— Start of DATASET EXCERPT —

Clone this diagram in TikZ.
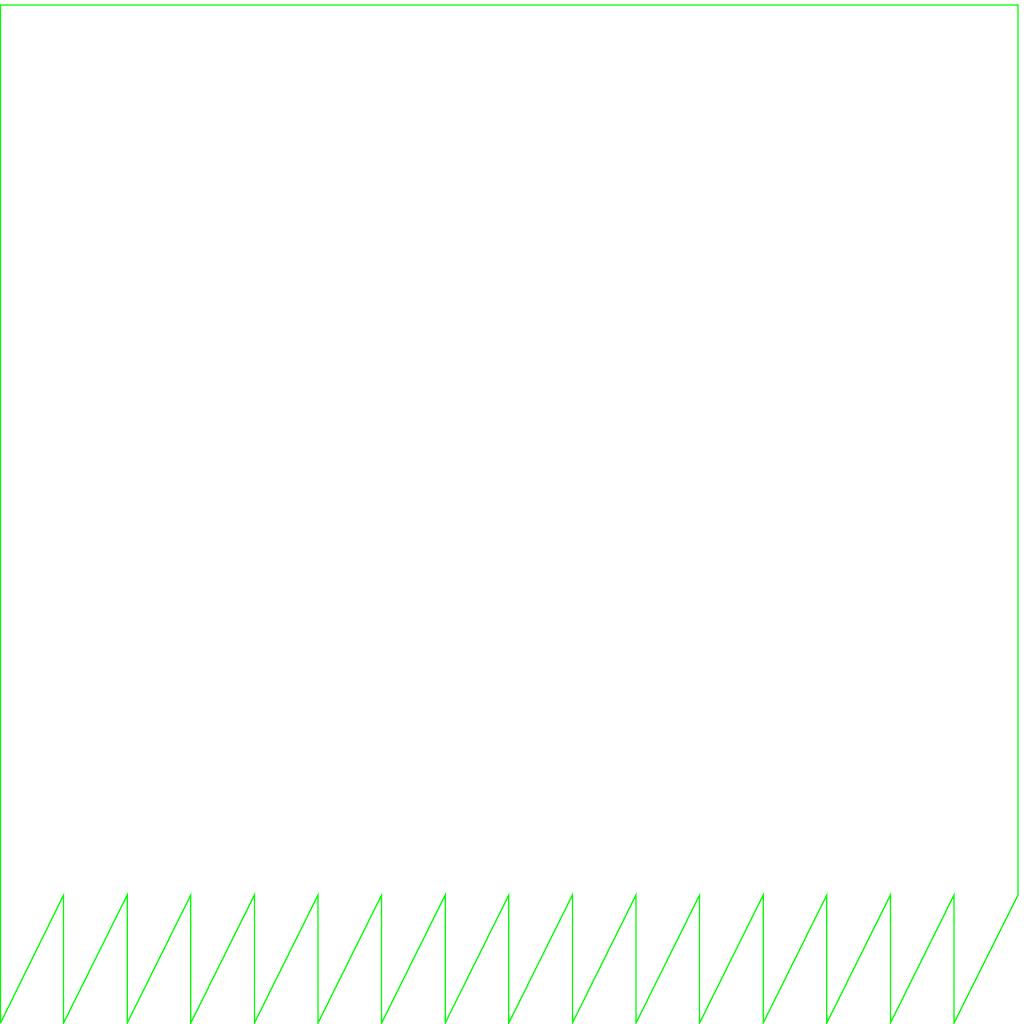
\documentclass[tikz,border=0pt]{standalone}
\definecolor{outlinegreen}{RGB}{0,255,0}
\tikzset{outline/.style={draw=outlinegreen, line width=0.35pt, line join=miter}}
\begin{document}
\begin{tikzpicture}[x=0.01cm,y=0.01cm]
\useasboundingbox (0,0) rectangle (1024,1024);
\draw[outline] (0.5,1) -- (0.5,1019) -- (1018,1019) -- (1018,129)
  foreach \i in {15,14,...,1} { -- ({\i*63.6},1) -- ({\i*63.6},129) }
  -- (0.5,1);
\end{tikzpicture}
\end{document}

— End of DATASET EXCERPT —

### STATED GOAL:
Reproduce all of the data exactly, omitting each picture it holds.

### EXPECTED OUTPUT:
Clone this diagram in TikZ.
\documentclass[tikz,border=0pt]{standalone}
\definecolor{outlinegreen}{RGB}{0,255,0}
\tikzset{outline/.style={draw=outlinegreen, line width=0.35pt, line join=miter}}
\begin{document}
\begin{tikzpicture}[x=0.01cm,y=0.01cm]
\useasboundingbox (0,0) rectangle (1024,1024);
\draw[outline] (0.5,1) -- (0.5,1019) -- (1018,1019) -- (1018,129)
  foreach \i in {15,14,...,1} { -- ({\i*63.6},1) -- ({\i*63.6},129) }
  -- (0.5,1);
\end{tikzpicture}
\end{document}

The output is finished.